Mr Karlov may not have been just a target of opportunity for those trying to lash out at Moscow over its role in the Syrian conflict. He had been extensively involved in Syrian affairs, playing a key role in the negotiations between Turkey and Russia which led to the evacuation of civilians and rebels from eastern Aleppo after the opposition held part of the city was overrun by the forces of Bashar al-Assad. The ambassador had also, it was said, played a part in convincing the Iranians, supporters of the regime with militia fighters present on the ground in Aleppo, to accept the deal.

He also served as ambassador to both North and South Korea for a prolonged period before arriving in Ankara and was widely respected in the international diplomatic circuit.

Russia and Turkey had been locked in a confrontation after the shooting down of a Russian warplane by the Turks last year. But relations thawed after an apology from President Erdogan, and the two countries have been cooperating on Syria, something Mr Karlov had also helped engineer.

There has, however, been anger in Turkey over the actions of the Assad regime and Russia in the war which had been heightened by the Aleppo assault with regular protests in Istanbul with liberals as well as Islamists taking part. In response, the Turkish authorities have put in additional security measures for Russian diplomatic staff and private businesses in the country.

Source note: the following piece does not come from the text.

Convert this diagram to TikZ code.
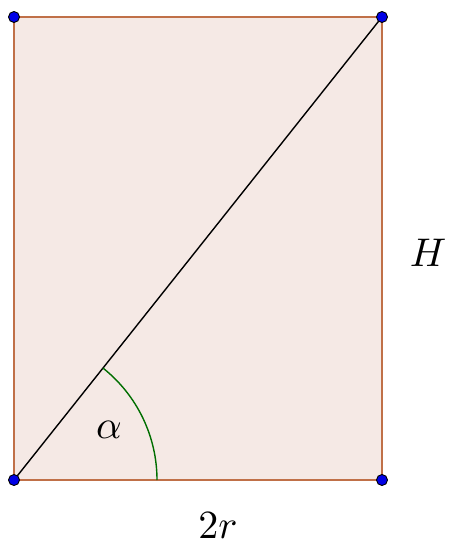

It is unlikely that the murder would jeopardise the newly strengthened relationship between the two countries. But Mr Putin may well press Mr Erdogan to take more action against Islamist groups in Turkey and cut links with some of the hardline Sunni rebels Ankara had backed in Syria.

As for Mr Erdogan, he put out a very similar message to Mr Putin, saying that he had agreed in his telephone call with Mr Putin that their cooperation and solidarity in fighting terrorism should be even stronger after the killing of the Russian ambassador in Turkey.

Mr Erdogan called the killing a clear provocation aimed at damaging relations between Turkey and Russia at a time of normalisation.